<<<<

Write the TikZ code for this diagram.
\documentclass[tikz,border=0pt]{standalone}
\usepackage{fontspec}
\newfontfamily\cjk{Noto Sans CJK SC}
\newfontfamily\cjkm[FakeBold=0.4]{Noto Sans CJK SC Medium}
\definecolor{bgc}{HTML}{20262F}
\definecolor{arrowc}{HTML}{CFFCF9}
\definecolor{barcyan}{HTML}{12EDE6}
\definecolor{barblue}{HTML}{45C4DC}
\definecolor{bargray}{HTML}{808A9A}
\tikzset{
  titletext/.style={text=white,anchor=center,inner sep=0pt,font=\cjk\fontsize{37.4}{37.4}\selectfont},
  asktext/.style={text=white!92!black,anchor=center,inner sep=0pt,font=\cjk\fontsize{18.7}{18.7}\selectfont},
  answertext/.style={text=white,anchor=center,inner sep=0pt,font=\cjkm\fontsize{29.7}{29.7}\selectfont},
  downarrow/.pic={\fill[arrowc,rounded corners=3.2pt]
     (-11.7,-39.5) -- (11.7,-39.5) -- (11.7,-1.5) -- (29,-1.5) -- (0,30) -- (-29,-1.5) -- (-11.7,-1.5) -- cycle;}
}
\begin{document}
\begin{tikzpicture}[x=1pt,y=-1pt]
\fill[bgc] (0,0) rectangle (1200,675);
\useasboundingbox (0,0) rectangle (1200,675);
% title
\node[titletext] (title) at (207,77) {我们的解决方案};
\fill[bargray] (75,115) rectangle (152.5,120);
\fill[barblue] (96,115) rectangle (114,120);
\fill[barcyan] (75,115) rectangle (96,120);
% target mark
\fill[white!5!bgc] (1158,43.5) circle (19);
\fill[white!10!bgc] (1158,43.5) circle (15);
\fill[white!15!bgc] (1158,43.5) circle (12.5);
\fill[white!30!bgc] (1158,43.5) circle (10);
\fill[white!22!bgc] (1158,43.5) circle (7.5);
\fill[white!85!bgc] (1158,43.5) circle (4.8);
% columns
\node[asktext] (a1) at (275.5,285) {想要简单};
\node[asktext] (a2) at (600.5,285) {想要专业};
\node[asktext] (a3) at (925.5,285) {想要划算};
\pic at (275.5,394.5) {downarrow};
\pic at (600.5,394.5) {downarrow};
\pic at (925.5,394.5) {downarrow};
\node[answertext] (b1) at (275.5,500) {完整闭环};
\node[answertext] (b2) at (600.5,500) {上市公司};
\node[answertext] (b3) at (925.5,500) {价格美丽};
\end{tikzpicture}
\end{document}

>>>>

## WHAT YOU HAVE TO DO
Retype the listing. Match it exactly.

## SOLUTION
Write the TikZ code for this diagram.
\documentclass[tikz,border=0pt]{standalone}
\usepackage{fontspec}
\newfontfamily\cjk{Noto Sans CJK SC}
\newfontfamily\cjkm[FakeBold=0.4]{Noto Sans CJK SC Medium}
\definecolor{bgc}{HTML}{20262F}
\definecolor{arrowc}{HTML}{CFFCF9}
\definecolor{barcyan}{HTML}{12EDE6}
\definecolor{barblue}{HTML}{45C4DC}
\definecolor{bargray}{HTML}{808A9A}
\tikzset{
  titletext/.style={text=white,anchor=center,inner sep=0pt,font=\cjk\fontsize{37.4}{37.4}\selectfont},
  asktext/.style={text=white!92!black,anchor=center,inner sep=0pt,font=\cjk\fontsize{18.7}{18.7}\selectfont},
  answertext/.style={text=white,anchor=center,inner sep=0pt,font=\cjkm\fontsize{29.7}{29.7}\selectfont},
  downarrow/.pic={\fill[arrowc,rounded corners=3.2pt]
     (-11.7,-39.5) -- (11.7,-39.5) -- (11.7,-1.5) -- (29,-1.5) -- (0,30) -- (-29,-1.5) -- (-11.7,-1.5) -- cycle;}
}
\begin{document}
\begin{tikzpicture}[x=1pt,y=-1pt]
\fill[bgc] (0,0) rectangle (1200,675);
\useasboundingbox (0,0) rectangle (1200,675);
% title
\node[titletext] (title) at (207,77) {我们的解决方案};
\fill[bargray] (75,115) rectangle (152.5,120);
\fill[barblue] (96,115) rectangle (114,120);
\fill[barcyan] (75,115) rectangle (96,120);
% target mark
\fill[white!5!bgc] (1158,43.5) circle (19);
\fill[white!10!bgc] (1158,43.5) circle (15);
\fill[white!15!bgc] (1158,43.5) circle (12.5);
\fill[white!30!bgc] (1158,43.5) circle (10);
\fill[white!22!bgc] (1158,43.5) circle (7.5);
\fill[white!85!bgc] (1158,43.5) circle (4.8);
% columns
\node[asktext] (a1) at (275.5,285) {想要简单};
\node[asktext] (a2) at (600.5,285) {想要专业};
\node[asktext] (a3) at (925.5,285) {想要划算};
\pic at (275.5,394.5) {downarrow};
\pic at (600.5,394.5) {downarrow};
\pic at (925.5,394.5) {downarrow};
\node[answertext] (b1) at (275.5,500) {完整闭环};
\node[answertext] (b2) at (600.5,500) {上市公司};
\node[answertext] (b3) at (925.5,500) {价格美丽};
\end{tikzpicture}
\end{document}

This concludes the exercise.